Did you watch most of the show from your table?
I did. I watched everything until we played, but then we went back to do interviews. I was bummed I didn’t get to see Lenny [Kravitz] since I was busy in the back doing interviews. I missed pretty much the rest of the show, but I managed to go out onstage about 10 minutes before I went on. I saw Pearl Jam from the back. I could hear it. They sounded amazing, by the way. I love the feel of the band and I’ve always liked them from when they first came out. I remember I was in the studio and this A&R guy came in with their first record. I was like, “Wow, this sounds really fresh.” I liked the drumming on the record and the writing. Their drummer is very strong and I enjoyed playing with him too.

For so many fans, the moment of you and Steve holding your hands up in the air was something they’d wanted to see for years.
Like I said, every picture tells a story. I saw him for the first time in many, many years. We hung out in his room for 10, 15 minutes. None of that stuff was planned, the hug, none of it. It was all real. When I looked at it and said, “Look at how unified we are still, to this day” … Everything is very genuine between us. I feel great gratitude and respect when I look at it.

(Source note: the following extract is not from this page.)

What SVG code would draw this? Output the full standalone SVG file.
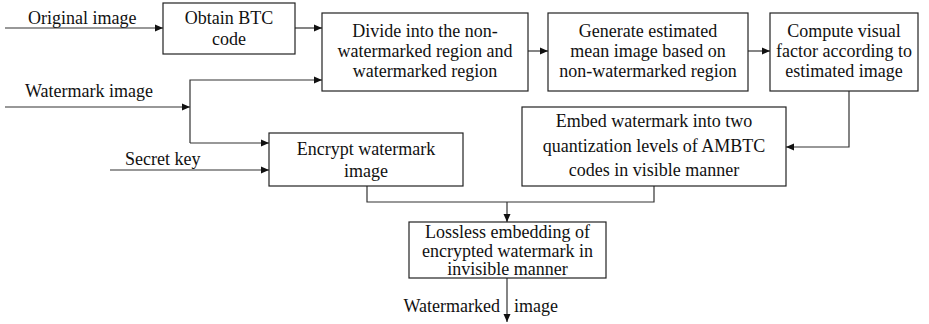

He said backstage he’s finished a solo album.
I’m excited to hear it.

How would you feel if he toured by himself and played Journey songs?
Well, you know what, I’d feel great. We’ve been doing it forever, and he actually did it before we did it with his own solo tour. He owns the songs as much as we do. He helped build them, wrote them, sang them, cemented them in cement in everyone’s hearts and minds and souls. He’s very overdue to be able to do that. I have nothing but respect for him. I can also tell you after we get together some more and get our friendship even more solidified, I almost feel like we’re back where we started. We have some talking to do, but I’d love to work with him on something on the side, not necessarily Journey, something more bluesy more R&B-ish, soul.

The fantasy of so many fans is to see some sort of reunion.
He was telling me about his record, and I was telling him about my new record I’m working on with Narada Michael Walden and his eyes got big because he knows who Narada is. I approached Narada to do a solo record with me and he wrote everything, produced everything and he’s playing on it, playing his ass off. If I get together with Steve in the Bay Area before we go on tour again in the next week or so, I’d love to go get coffee with him and bring him over there and have him listen to this record since I think he’d enjoy it.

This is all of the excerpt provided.